An industry that relies on government finds its market falters when subsidies do, too.
An old Soviet joke serves as a reminder of the potential distorting hand of government in solving problems like energy: One Russian says to another, "Did you hear the whole world is now communist except New Zealand?" The other asks, "Why not New Zealand?" The answer: "We need place to determine prices."
Just this week, Barack Obama promised $150 billion for renewable energy. John McCain suggested a $330 million prize for a breakthrough in battery technology. These are examples of good government intentions to "create demand" for new energy sources by throwing money and regulations at research and markets. But at some point such carrots and sticks also risk creating price distortions that cloud judgments about the real value of intended solutions.
For decades, it was assumed nuclear energy would be an inexpensive energy source. But in the 1970s, a physicist named Amory Lovins ran the numbers on how much taxpayers subsidize the industry – and would pay for the life-cycle burden of nuclear – setting the industry back on its heels.

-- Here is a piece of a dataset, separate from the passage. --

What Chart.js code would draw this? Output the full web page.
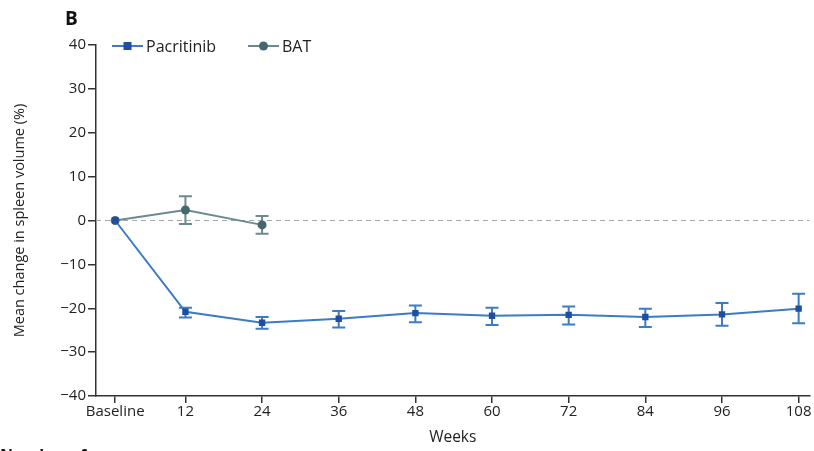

For oil and coal, too, the real cost of federal support for these industries is still being tallied – not only in tax breaks but in adjustments to global warming and the expensive process of weaning people off these polluting and now-expensive fuels.
An essential part of the energy-policy debate must include the danger of nurturing new sources but then warping the invisible hand of the market's corrective forces as an industry grows. A good example is solar power, which is still a niche and heavily subsidized piece of the energy pie. In recent weeks, news of fickle government support for this clean energy source has rocked the industry.